What to work on:
Leave out every picture, then transcribe the rest of the listing exactly.

Given material:

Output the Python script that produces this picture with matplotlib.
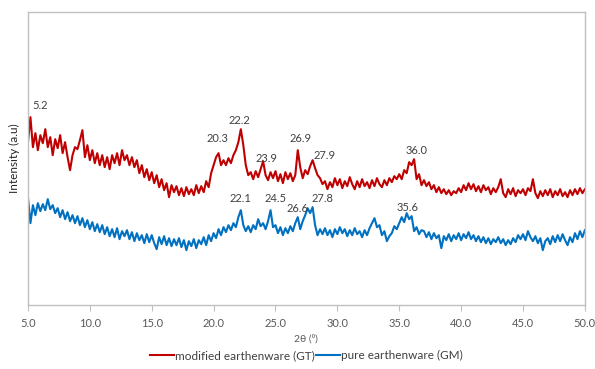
import numpy as np
import matplotlib.pyplot as plt

plt.rcParams['font.family'] = ['Lato', 'DejaVu Sans']

# 2-theta grid (deg), step 0.2
two_theta = np.round(np.arange(5.0, 50.0001, 0.2), 1)

# modified earthenware (GT), intensity (a.u.)
gt = [
    163, 188, 158, 172, 155, 170, 162, 176, 158, 168,
    150, 166, 157, 170, 152, 163, 148, 135, 150, 158,
    156, 165, 175, 148, 160, 145, 155, 142, 152, 140,
    150, 138, 148, 136, 150, 142, 152, 140, 155, 145,
    150, 140, 148, 138, 145, 132, 140, 128, 136, 125,
    133, 122, 130, 118, 126, 115, 122, 108, 120, 113,
    119, 110, 117, 109, 118, 111, 116, 110, 120, 112,
    119, 113, 124, 118, 132, 140, 148, 152, 140, 145,
    140, 147, 142, 150, 155, 163, 176, 160, 140, 130,
    133, 126, 134, 128, 136, 144, 130, 125, 133, 127,
    134, 124, 131, 122, 133, 126, 132, 124, 130, 155,
    138, 127, 135, 131, 139, 145, 137, 130, 127, 121,
    124, 116, 123, 118, 127, 120, 126, 117, 124, 119,
    128, 121, 116, 124, 118, 126, 119, 123, 117, 125,
    119, 127, 121, 118, 125, 120, 127, 123, 129, 126,
    131, 126, 135, 132, 143, 140, 146, 126, 131, 120,
    125, 119, 123, 116, 120, 113, 118, 112, 116, 111,
    115, 110, 114, 112, 117, 113, 120, 115, 122, 116,
    121, 114, 119, 113, 120, 115, 118, 111, 117, 113,
    118, 126, 112, 108, 116, 111, 117, 109, 115, 112,
    116, 110, 117, 114, 126, 112, 107, 114, 109, 115,
    110, 116, 108, 114, 110, 116, 109, 113, 108, 115,
    110, 116, 111, 117, 112, 116,
]

# pure earthenware (GM)
gm = [
    108, 82, 100, 90, 102, 94, 101, 95, 106, 96,
    100, 92, 97, 88, 95, 86, 93, 84, 90, 82,
    89, 80, 87, 78, 85, 76, 83, 74, 81, 73,
    80, 71, 78, 69, 76, 68, 77, 66, 74, 69,
    75, 66, 73, 64, 72, 65, 70, 62, 71, 63,
    70, 62, 56, 68, 61, 69, 60, 67, 59, 66,
    60, 67, 58, 65, 55, 64, 59, 66, 57, 65,
    61, 68, 60, 70, 64, 72, 67, 76, 70, 78,
    73, 80, 75, 82, 78, 88, 95, 80, 74, 79,
    73, 80, 76, 86, 79, 82, 76, 84, 95, 78,
    80, 72, 78, 70, 77, 72, 79, 74, 82, 88,
    76, 84, 90, 97, 92, 98, 80, 70, 76, 71,
    77, 70, 75, 68, 76, 71, 78, 72, 76, 69,
    75, 70, 77, 71, 74, 68, 75, 70, 77, 82,
    87, 78, 80, 70, 74, 64, 69, 72, 79, 76,
    82, 88, 83, 92, 86, 89, 74, 78, 71, 75,
    74, 68, 73, 66, 72, 67, 70, 57, 69, 65,
    71, 64, 70, 66, 72, 65, 71, 67, 73, 66,
    70, 64, 69, 63, 68, 62, 67, 61, 66, 63,
    68, 62, 66, 60, 65, 61, 67, 63, 70, 66,
    71, 65, 74, 68, 64, 69, 62, 67, 55, 64,
    67, 61, 69, 63, 70, 64, 71, 65, 60, 68,
    63, 72, 66, 74, 68, 75,
]

# peak labels: (text, x, y)
gt_peaks = [('5.2', 5.95, 200), ('20.3', 20.3, 167), ('22.2', 22.1, 185),
            ('23.9', 24.3, 147), ('26.9', 27.0, 167), ('27.9', 29.0, 150),
            ('36.0', 36.4, 155)]
gm_peaks = [('22.1', 22.2, 107), ('24.5', 25.0, 107), ('26.6', 26.8, 97),
            ('27.8', 28.8, 107), ('35.6', 35.7, 98)]

fig = plt.figure(figsize=(5.95, 3.69), dpi=100)
ax = fig.add_axes([0.047, 0.173, 0.936, 0.794])

ax.plot(two_theta, gt, color='#C00000', lw=1.5, label='modified earthenware (GT)')
ax.plot(two_theta, gm, color='#0070C0', lw=1.5, label='pure earthenware (GM)')

for txt, x, y in gt_peaks + gm_peaks:
    ax.text(x, y, txt, ha='center', va='center', fontsize=8, color='#404040')

ax.set_xlim(5, 50)
ax.set_ylim(0, 293)
ax.set_xticks(np.arange(5, 50.1, 5))
ax.set_xticklabels([f'{v:.1f}' for v in np.arange(5, 50.1, 5)])
ax.set_yticks([])
for s in ax.spines.values():
    s.set_color('#bfbfbf')
    s.set_linewidth(1)
ax.tick_params(axis='x', colors='#bfbfbf', labelcolor='#595959', labelsize=8,
               length=4, pad=5)

ax.set_xlabel('2θ (⁰)', fontsize=7.5, color='#595959', labelpad=4)
ax.set_ylabel('Intensity (a.u)', fontsize=8.5, color='#262626', labelpad=6)

ax.legend(loc='center', bbox_to_anchor=(0.5, -0.172), ncol=2, frameon=False,
          fontsize=8.5, handlelength=2, handletextpad=0.1, columnspacing=0.1,
          labelcolor='#404040')

fig.savefig('out.png', dpi=100)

Response to this exercise:
Output the Python script that produces this picture with matplotlib.
import numpy as np
import matplotlib.pyplot as plt

plt.rcParams['font.family'] = ['Lato', 'DejaVu Sans']

# 2-theta grid (deg), step 0.2
two_theta = np.round(np.arange(5.0, 50.0001, 0.2), 1)

# modified earthenware (GT), intensity (a.u.)
gt = [
    163, 188, 158, 172, 155, 170, 162, 176, 158, 168,
    150, 166, 157, 170, 152, 163, 148, 135, 150, 158,
    156, 165, 175, 148, 160, 145, 155, 142, 152, 140,
    150, 138, 148, 136, 150, 142, 152, 140, 155, 145,
    150, 140, 148, 138, 145, 132, 140, 128, 136, 125,
    133, 122, 130, 118, 126, 115, 122, 108, 120, 113,
    119, 110, 117, 109, 118, 111, 116, 110, 120, 112,
    119, 113, 124, 118, 132, 140, 148, 152, 140, 145,
    140, 147, 142, 150, 155, 163, 176, 160, 140, 130,
    133, 126, 134, 128, 136, 144, 130, 125, 133, 127,
    134, 124, 131, 122, 133, 126, 132, 124, 130, 155,
    138, 127, 135, 131, 139, 145, 137, 130, 127, 121,
    124, 116, 123, 118, 127, 120, 126, 117, 124, 119,
    128, 121, 116, 124, 118, 126, 119, 123, 117, 125,
    119, 127, 121, 118, 125, 120, 127, 123, 129, 126,
    131, 126, 135, 132, 143, 140, 146, 126, 131, 120,
    125, 119, 123, 116, 120, 113, 118, 112, 116, 111,
    115, 110, 114, 112, 117, 113, 120, 115, 122, 116,
    121, 114, 119, 113, 120, 115, 118, 111, 117, 113,
    118, 126, 112, 108, 116, 111, 117, 109, 115, 112,
    116, 110, 117, 114, 126, 112, 107, 114, 109, 115,
    110, 116, 108, 114, 110, 116, 109, 113, 108, 115,
    110, 116, 111, 117, 112, 116,
]

# pure earthenware (GM)
gm = [
    108, 82, 100, 90, 102, 94, 101, 95, 106, 96,
    100, 92, 97, 88, 95, 86, 93, 84, 90, 82,
    89, 80, 87, 78, 85, 76, 83, 74, 81, 73,
    80, 71, 78, 69, 76, 68, 77, 66, 74, 69,
    75, 66, 73, 64, 72, 65, 70, 62, 71, 63,
    70, 62, 56, 68, 61, 69, 60, 67, 59, 66,
    60, 67, 58, 65, 55, 64, 59, 66, 57, 65,
    61, 68, 60, 70, 64, 72, 67, 76, 70, 78,
    73, 80, 75, 82, 78, 88, 95, 80, 74, 79,
    73, 80, 76, 86, 79, 82, 76, 84, 95, 78,
    80, 72, 78, 70, 77, 72, 79, 74, 82, 88,
    76, 84, 90, 97, 92, 98, 80, 70, 76, 71,
    77, 70, 75, 68, 76, 71, 78, 72, 76, 69,
    75, 70, 77, 71, 74, 68, 75, 70, 77, 82,
    87, 78, 80, 70, 74, 64, 69, 72, 79, 76,
    82, 88, 83, 92, 86, 89, 74, 78, 71, 75,
    74, 68, 73, 66, 72, 67, 70, 57, 69, 65,
    71, 64, 70, 66, 72, 65, 71, 67, 73, 66,
    70, 64, 69, 63, 68, 62, 67, 61, 66, 63,
    68, 62, 66, 60, 65, 61, 67, 63, 70, 66,
    71, 65, 74, 68, 64, 69, 62, 67, 55, 64,
    67, 61, 69, 63, 70, 64, 71, 65, 60, 68,
    63, 72, 66, 74, 68, 75,
]

# peak labels: (text, x, y)
gt_peaks = [('5.2', 5.95, 200), ('20.3', 20.3, 167), ('22.2', 22.1, 185),
            ('23.9', 24.3, 147), ('26.9', 27.0, 167), ('27.9', 29.0, 150),
            ('36.0', 36.4, 155)]
gm_peaks = [('22.1', 22.2, 107), ('24.5', 25.0, 107), ('26.6', 26.8, 97),
            ('27.8', 28.8, 107), ('35.6', 35.7, 98)]

fig = plt.figure(figsize=(5.95, 3.69), dpi=100)
ax = fig.add_axes([0.047, 0.173, 0.936, 0.794])

ax.plot(two_theta, gt, color='#C00000', lw=1.5, label='modified earthenware (GT)')
ax.plot(two_theta, gm, color='#0070C0', lw=1.5, label='pure earthenware (GM)')

for txt, x, y in gt_peaks + gm_peaks:
    ax.text(x, y, txt, ha='center', va='center', fontsize=8, color='#404040')

ax.set_xlim(5, 50)
ax.set_ylim(0, 293)
ax.set_xticks(np.arange(5, 50.1, 5))
ax.set_xticklabels([f'{v:.1f}' for v in np.arange(5, 50.1, 5)])
ax.set_yticks([])
for s in ax.spines.values():
    s.set_color('#bfbfbf')
    s.set_linewidth(1)
ax.tick_params(axis='x', colors='#bfbfbf', labelcolor='#595959', labelsize=8,
               length=4, pad=5)

ax.set_xlabel('2θ (⁰)', fontsize=7.5, color='#595959', labelpad=4)
ax.set_ylabel('Intensity (a.u)', fontsize=8.5, color='#262626', labelpad=6)

ax.legend(loc='center', bbox_to_anchor=(0.5, -0.172), ncol=2, frameon=False,
          fontsize=8.5, handlelength=2, handletextpad=0.1, columnspacing=0.1,
          labelcolor='#404040')

fig.savefig('out.png', dpi=100)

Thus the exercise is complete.